Mind you, just as many of you may be very clear of the uncomplicated affair the construction of an omelette actually is, and undoubtedly have your own ideas on the matter.

If you have a system that works, stick with it, as it is for the former that I write; I firmly believe that absolutely everybody should be very clear on what a culinary weapon the well executed omelette can be.
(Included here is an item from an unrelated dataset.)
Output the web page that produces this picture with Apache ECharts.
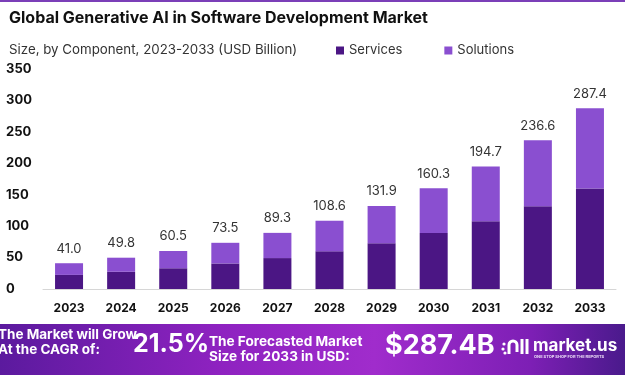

While the preparation of an omelette should take no more than a minute, curiously the process remains shrouded in myth, folklore and superstitious beliefs. As Elizabeth David noted there remain those amongst us who will remain ‘mistaken, stubborn and ignorant to the end.’ For everyone else - as proposed by David and endorsed by me, here are the TEN Cardinal Rules for the successful making of an Omelette

  1. Do not over beat the eggs, rather stir the eggs and do so only just before you make the omelette.
  2. The simplicity and freshness of an omelette is harboured in the eggs and the butter of the dish, and the filling is only of a subsequent importance. The filling should be in small proportion to the eggs and rather than come bursting from the seams of the omelette should be seated lightly in its centre, offering secondary taste and texture to the eggs and the butter.
  3. Heavy, unwashed, iron pans reserved only for making omelettes are a thing of the past. So long as the pan is reasonably heavy and has a flat base, (sloping inner sides are an asset, for ease of sliding the cooked omelette onto the serving dish) regularly washed pans made of non-stick material, enamelled cast iron, heavy aluminium or copper are the ticket. The size of the pan is the main matter: 25cm for the cooking of a three to four egg omelette (serves two people) and a small 15cm pan for a two egg (single serve) omelette.
  4. Lightly season the eggs with a little salt and pepper
  5. Allow about 1 desertspoon of butter per omelette
  6. Warm the pan first, but do not make it red hot
  7. When ready, turn up the heat as high as it will go, add the butter and just as it is turning colour, pour in the eggs and add the filling so that it gets well incorporated into the eggs
  8. Tip the pan towards you and using a small spatula or palette knife, gather some mixture from the far side, away from the edge, tilt the pan away from you and allow the liquid to run into the space you have created. Do this several times working deftly until there is a small amount of unset egg on the surface, to all intent and purposes, the omelette is now done.
  9. Quickly fold the omelette into three using the spatula or palette knife and slip the omelette onto the waiting dish.
  10. Making an omelette once you have had a go or two you will find is a quick, simple and unelaborate affair, producing a dish which is excellent for breakfast, brunch, lunch or dinner or whenever you have missed a meal and require quick and immediate sustenance. The following variations are taken from Elizabeth David’s French Provincial Cooking.
Omelette Fines Herbs

Prepare 1 tablespoon of mixed finely chopped parsley, tarragon, chives and if possible, chervil. Mix half of this, with salt and pepper, in the bowl with the eggs, and the other half when the eggs are in the pan. If you like put a little knob of butter on top of the omelette as it is brought to the table

Omelette À La Tomate (Tomato Omelette)

One medium size tomato, skinned, deseeded and chopped small, cooked hardly more than a minute in butter, with salt and pepper, is added to the eggs already in the pan

Omelette Au Jambon (Ham Omelette)

Chop a tablespoon of ham finely, mix with a little parsley and add to the eggs already in the pan. A little extra butter melting on top on the omelette is a good addition

Omelette Molière (Cheese Omelette)

This delicious omelette is named after a little restaurant in Avignon frequented by David.

Dice 1 tablespoon of very fresh Gruyère cheese into minuscule dice. Beat 1 tablespoon of finely grated Parmesan cheese with 3 eggs. Add the egg mixture to the pan, to this add the Gruyère cheese and 1 tablespoon of thick cream. In a few seconds the Gruyère starts to melt and your omelette is ready. Fold it over and serve without delay.